Mike Roan, Meridian Energy Limited - CFO and GM of Finance & Strategy [29]

--------------------------------------------------------------------------------

Second question was on dividend and capital management program. And we're not -- the capital management program ends at the end of December fin year '21. So the -- we're not making -- '22, sorry. We're not making any statements about the capital management program here today.

--------------------------------------------------------------------------------

Neal Barclay, Meridian Energy Limited - CEO [30]

--------------------------------------------------------------------------------

No. No, We -- I think what I said last year was we would give the market an update every couple of years. So once we're a couple of years out from the end of that capital management program, we'll give you some clarity as to how -- what we expect to happen. I guess what we certainly know, there is potential for growth driven by demand, driven by asset retirements, whatever. And we're just trying to make sure that we've got the balance sheet flexibility to participate properly in that growth, and ultimately, achieve our end outcome objective, which is maintaining our market share of generation in the New Zealand market and growing our Australian business to something that's meaningful in terms of the proportion of the overall bottom line of the company. And then the Genesis Swaption in terms of cost of suspension events.

--------------------------------------------------------------------------------

Mike Roan, Meridian Energy Limited - CFO and GM of Finance & Strategy [31]
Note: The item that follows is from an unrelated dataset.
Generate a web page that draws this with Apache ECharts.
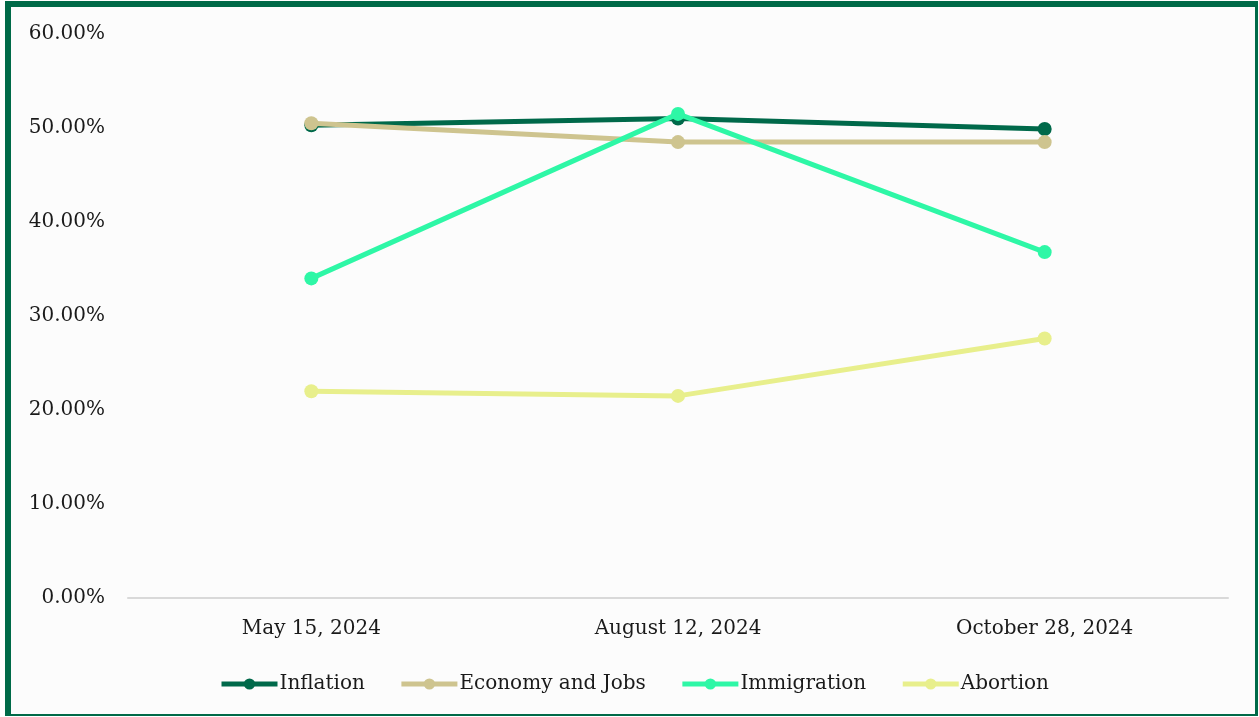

--------------------------------------------------------------------------------

They're not material.

--------------------------------------------------------------------------------

Neal Barclay, Meridian Energy Limited - CEO [32]

--------------------------------------------------------------------------------

Not material.

--------------------------------------------------------------------------------

Mike Roan, Meridian Energy Limited - CFO and GM of Finance & Strategy [33]

--------------------------------------------------------------------------------

No. No, there's no material issue there. We've got a disagreement over the way that functions, and we'll work it through with them. We've got a good relationship with Genesis. We obviously had a long-standing relationship with them in relation to the Swaption and plenty of other transactions. So we'll just work our way through resolution of that challenge.

--------------------------------------------------------------------------------

Operator [34]

--------------------------------------------------------------------------------

There are no further questions from the phone. Please continue, gentlemen. Thank you.

--------------------------------------------------------------------------------

Neal Barclay, Meridian Energy Limited - CEO [35]

--------------------------------------------------------------------------------

Okay. Well, thank you all very much for attending. We're quite proud of the result, as we've said, but I don't quite expect the same numbers next year. Please. Thank you, all. Cheers.